### STATED EXERCISE
From the listing below, output the lines between the one with "Rebuild this chart as a web" and the one with "const timeResRight = [82, 63, 53, 46.5, 41];", including those two, and nothing else. Pictures are not copied.

-- Start of RECORD SET --

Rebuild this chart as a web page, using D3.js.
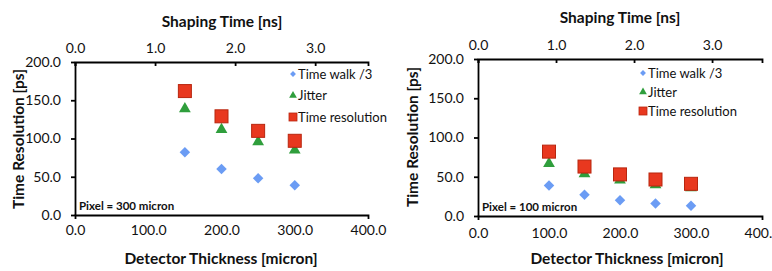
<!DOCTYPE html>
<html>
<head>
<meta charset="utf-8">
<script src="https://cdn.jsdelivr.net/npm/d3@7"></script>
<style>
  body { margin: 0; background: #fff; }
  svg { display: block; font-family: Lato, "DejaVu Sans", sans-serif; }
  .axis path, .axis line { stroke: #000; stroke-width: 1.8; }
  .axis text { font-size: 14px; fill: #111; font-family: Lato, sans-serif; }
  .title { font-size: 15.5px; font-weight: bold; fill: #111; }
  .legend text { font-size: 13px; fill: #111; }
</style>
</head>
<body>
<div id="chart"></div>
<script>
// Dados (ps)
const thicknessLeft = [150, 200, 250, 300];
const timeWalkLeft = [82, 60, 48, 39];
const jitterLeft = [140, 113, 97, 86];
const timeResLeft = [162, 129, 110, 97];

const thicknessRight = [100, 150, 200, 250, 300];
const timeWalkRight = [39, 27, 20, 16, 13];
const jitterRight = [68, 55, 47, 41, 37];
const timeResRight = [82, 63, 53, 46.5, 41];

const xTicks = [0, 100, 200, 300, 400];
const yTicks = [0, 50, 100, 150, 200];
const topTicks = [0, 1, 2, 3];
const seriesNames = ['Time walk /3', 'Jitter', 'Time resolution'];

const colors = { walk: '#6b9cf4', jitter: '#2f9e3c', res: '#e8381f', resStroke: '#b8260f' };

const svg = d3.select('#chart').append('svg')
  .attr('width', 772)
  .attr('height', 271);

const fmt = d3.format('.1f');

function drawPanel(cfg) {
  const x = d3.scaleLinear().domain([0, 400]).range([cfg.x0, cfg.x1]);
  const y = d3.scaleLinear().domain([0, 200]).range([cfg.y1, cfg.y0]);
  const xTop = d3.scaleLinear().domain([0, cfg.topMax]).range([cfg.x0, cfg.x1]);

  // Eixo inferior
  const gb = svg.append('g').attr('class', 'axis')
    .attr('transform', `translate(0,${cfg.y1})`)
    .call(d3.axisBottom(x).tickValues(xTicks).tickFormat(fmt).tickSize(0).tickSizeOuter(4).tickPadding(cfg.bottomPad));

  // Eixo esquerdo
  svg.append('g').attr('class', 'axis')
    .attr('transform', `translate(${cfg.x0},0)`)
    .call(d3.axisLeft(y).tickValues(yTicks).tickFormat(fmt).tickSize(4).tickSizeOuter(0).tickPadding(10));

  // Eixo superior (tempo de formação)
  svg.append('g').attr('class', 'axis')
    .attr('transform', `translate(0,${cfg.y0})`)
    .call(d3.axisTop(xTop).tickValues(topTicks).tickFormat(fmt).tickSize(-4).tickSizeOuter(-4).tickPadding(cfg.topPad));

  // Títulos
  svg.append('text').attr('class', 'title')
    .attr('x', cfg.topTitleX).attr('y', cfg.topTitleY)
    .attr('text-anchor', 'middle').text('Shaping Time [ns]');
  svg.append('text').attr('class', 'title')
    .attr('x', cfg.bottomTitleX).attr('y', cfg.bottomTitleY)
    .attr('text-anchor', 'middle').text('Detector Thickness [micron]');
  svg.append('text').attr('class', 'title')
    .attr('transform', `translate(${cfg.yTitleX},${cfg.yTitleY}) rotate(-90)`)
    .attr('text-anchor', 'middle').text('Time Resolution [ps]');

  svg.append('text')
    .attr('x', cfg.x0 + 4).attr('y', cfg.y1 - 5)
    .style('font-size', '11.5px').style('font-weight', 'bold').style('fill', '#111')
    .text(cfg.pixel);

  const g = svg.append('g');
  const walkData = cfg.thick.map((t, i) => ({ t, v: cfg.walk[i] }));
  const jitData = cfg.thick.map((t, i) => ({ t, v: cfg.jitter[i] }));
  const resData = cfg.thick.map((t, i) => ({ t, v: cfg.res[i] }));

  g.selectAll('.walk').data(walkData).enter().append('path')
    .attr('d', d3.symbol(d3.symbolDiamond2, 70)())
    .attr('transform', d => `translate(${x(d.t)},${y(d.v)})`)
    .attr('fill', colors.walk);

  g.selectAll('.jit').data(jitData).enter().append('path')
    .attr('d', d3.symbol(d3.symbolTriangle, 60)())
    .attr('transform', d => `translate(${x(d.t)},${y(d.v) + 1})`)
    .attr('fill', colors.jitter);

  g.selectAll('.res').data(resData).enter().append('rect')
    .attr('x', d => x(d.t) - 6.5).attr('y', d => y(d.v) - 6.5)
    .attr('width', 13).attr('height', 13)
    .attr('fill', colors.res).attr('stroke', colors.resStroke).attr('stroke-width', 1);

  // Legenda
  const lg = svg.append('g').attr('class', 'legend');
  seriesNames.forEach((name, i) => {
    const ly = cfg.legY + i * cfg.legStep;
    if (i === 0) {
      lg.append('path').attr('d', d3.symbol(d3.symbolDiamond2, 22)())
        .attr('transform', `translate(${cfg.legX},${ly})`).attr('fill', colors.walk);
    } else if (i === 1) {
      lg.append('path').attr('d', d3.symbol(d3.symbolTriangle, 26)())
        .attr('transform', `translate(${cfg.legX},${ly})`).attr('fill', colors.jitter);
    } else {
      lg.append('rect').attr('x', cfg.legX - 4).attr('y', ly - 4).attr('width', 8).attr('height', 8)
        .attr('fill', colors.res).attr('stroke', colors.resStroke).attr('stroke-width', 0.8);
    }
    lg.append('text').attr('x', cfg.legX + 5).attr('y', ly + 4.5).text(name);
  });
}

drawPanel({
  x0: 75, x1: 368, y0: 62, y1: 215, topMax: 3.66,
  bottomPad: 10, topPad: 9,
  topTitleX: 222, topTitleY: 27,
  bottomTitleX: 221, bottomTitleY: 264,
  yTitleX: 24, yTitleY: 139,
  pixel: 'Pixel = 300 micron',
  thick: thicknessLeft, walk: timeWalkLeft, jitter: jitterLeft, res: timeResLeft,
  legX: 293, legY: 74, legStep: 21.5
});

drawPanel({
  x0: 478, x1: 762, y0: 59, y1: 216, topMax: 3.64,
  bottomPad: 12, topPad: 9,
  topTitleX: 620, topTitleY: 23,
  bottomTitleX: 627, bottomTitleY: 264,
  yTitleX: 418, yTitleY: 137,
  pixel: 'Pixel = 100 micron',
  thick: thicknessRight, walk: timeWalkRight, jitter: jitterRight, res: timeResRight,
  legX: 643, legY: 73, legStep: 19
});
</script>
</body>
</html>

-- End of RECORD SET --
-- Start of RECORD SET --

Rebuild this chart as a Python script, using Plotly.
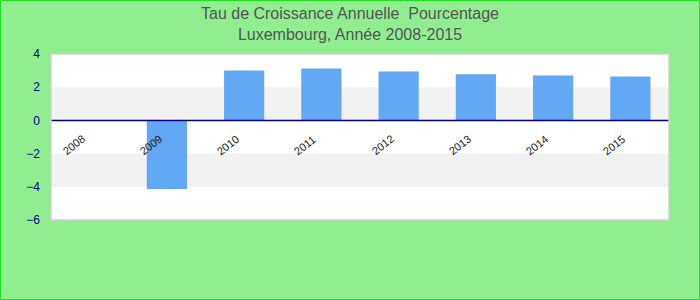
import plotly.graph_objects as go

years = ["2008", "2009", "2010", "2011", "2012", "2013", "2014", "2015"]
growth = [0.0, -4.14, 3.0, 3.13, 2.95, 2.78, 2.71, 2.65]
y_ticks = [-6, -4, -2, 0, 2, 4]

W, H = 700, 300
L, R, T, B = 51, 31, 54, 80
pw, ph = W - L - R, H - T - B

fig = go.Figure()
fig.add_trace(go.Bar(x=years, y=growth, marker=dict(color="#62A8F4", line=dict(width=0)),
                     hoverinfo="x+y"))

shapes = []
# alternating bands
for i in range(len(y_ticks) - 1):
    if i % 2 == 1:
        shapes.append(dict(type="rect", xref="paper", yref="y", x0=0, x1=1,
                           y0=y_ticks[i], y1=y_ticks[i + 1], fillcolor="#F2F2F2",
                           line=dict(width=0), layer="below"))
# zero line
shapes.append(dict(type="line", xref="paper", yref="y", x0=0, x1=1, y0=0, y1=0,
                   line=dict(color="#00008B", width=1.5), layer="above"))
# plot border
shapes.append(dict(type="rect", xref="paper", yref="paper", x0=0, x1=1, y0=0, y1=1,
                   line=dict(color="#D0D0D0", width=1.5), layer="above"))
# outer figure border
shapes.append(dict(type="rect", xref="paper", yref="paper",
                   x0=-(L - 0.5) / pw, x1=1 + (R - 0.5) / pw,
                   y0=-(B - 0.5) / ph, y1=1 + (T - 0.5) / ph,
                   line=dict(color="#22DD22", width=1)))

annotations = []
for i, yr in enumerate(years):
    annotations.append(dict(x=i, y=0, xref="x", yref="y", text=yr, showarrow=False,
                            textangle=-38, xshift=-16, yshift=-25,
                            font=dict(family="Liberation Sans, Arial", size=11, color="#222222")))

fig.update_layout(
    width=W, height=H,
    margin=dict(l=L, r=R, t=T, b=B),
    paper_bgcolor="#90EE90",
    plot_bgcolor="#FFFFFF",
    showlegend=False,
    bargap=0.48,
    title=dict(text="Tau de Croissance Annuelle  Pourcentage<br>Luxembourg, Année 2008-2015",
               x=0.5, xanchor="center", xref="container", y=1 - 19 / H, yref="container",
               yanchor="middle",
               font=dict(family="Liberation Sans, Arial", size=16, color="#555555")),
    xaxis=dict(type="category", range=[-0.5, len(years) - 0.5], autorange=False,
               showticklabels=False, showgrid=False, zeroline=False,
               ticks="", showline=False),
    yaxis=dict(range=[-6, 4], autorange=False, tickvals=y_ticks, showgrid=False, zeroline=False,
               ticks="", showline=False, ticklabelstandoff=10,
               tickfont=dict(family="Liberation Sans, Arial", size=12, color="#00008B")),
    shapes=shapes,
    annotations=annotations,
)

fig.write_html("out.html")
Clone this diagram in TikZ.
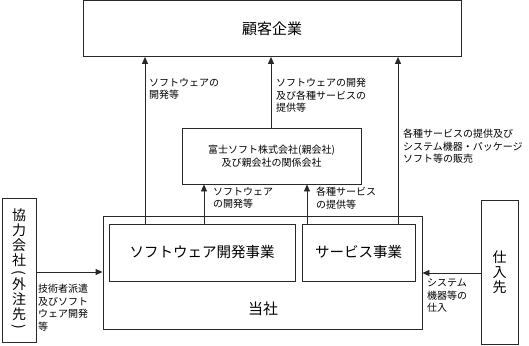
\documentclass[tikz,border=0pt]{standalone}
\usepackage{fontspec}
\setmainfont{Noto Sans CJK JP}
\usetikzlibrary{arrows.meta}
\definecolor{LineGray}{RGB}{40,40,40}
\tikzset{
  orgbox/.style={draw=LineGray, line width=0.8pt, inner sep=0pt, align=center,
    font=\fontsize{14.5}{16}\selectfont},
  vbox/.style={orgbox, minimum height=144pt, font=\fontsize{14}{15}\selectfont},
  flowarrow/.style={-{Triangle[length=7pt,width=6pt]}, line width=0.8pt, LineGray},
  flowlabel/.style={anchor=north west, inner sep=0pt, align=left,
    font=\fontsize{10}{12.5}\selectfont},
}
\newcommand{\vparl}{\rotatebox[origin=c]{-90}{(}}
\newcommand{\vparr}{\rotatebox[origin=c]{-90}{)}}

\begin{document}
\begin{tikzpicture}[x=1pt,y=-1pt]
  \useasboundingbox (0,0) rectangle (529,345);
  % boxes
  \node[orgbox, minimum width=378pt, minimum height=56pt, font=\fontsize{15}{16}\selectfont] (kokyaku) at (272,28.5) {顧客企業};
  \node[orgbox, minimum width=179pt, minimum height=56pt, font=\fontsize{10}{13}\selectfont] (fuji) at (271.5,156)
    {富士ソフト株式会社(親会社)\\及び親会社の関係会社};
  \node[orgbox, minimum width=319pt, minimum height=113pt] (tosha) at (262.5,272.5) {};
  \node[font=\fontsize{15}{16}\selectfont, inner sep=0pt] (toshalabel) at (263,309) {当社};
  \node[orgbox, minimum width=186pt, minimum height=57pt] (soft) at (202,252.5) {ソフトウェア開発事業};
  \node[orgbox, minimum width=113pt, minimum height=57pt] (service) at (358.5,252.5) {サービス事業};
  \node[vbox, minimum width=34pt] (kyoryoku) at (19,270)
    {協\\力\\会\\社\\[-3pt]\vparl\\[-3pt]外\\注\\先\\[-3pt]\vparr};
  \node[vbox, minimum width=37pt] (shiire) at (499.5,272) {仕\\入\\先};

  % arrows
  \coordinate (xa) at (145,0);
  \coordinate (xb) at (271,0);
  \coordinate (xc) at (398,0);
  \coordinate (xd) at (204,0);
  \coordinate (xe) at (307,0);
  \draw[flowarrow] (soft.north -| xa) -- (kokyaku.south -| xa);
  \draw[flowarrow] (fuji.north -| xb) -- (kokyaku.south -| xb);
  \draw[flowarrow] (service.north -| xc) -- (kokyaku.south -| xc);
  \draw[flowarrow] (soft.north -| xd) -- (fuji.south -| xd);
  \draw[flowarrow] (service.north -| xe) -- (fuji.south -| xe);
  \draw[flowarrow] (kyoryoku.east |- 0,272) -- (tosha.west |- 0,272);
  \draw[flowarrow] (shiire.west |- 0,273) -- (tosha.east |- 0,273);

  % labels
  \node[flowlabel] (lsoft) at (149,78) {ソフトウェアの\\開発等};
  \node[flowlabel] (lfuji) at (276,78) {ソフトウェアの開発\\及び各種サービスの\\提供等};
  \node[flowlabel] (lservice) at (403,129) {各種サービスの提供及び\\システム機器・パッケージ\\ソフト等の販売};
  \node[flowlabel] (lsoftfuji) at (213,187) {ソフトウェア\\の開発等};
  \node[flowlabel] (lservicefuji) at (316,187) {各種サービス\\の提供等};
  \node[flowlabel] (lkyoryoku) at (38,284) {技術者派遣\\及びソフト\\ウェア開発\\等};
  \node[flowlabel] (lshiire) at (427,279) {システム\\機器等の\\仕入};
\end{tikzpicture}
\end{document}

-- End of RECORD SET --

### OUTPUT OF THE EXERCISE
Rebuild this chart as a web page, using D3.js.
<!DOCTYPE html>
<html>
<head>
<meta charset="utf-8">
<script src="https://cdn.jsdelivr.net/npm/d3@7"></script>
<style>
  body { margin: 0; background: #fff; }
  svg { display: block; font-family: Lato, "DejaVu Sans", sans-serif; }
  .axis path, .axis line { stroke: #000; stroke-width: 1.8; }
  .axis text { font-size: 14px; fill: #111; font-family: Lato, sans-serif; }
  .title { font-size: 15.5px; font-weight: bold; fill: #111; }
  .legend text { font-size: 13px; fill: #111; }
</style>
</head>
<body>
<div id="chart"></div>
<script>
// Dados (ps)
const thicknessLeft = [150, 200, 250, 300];
const timeWalkLeft = [82, 60, 48, 39];
const jitterLeft = [140, 113, 97, 86];
const timeResLeft = [162, 129, 110, 97];

const thicknessRight = [100, 150, 200, 250, 300];
const timeWalkRight = [39, 27, 20, 16, 13];
const jitterRight = [68, 55, 47, 41, 37];
const timeResRight = [82, 63, 53, 46.5, 41];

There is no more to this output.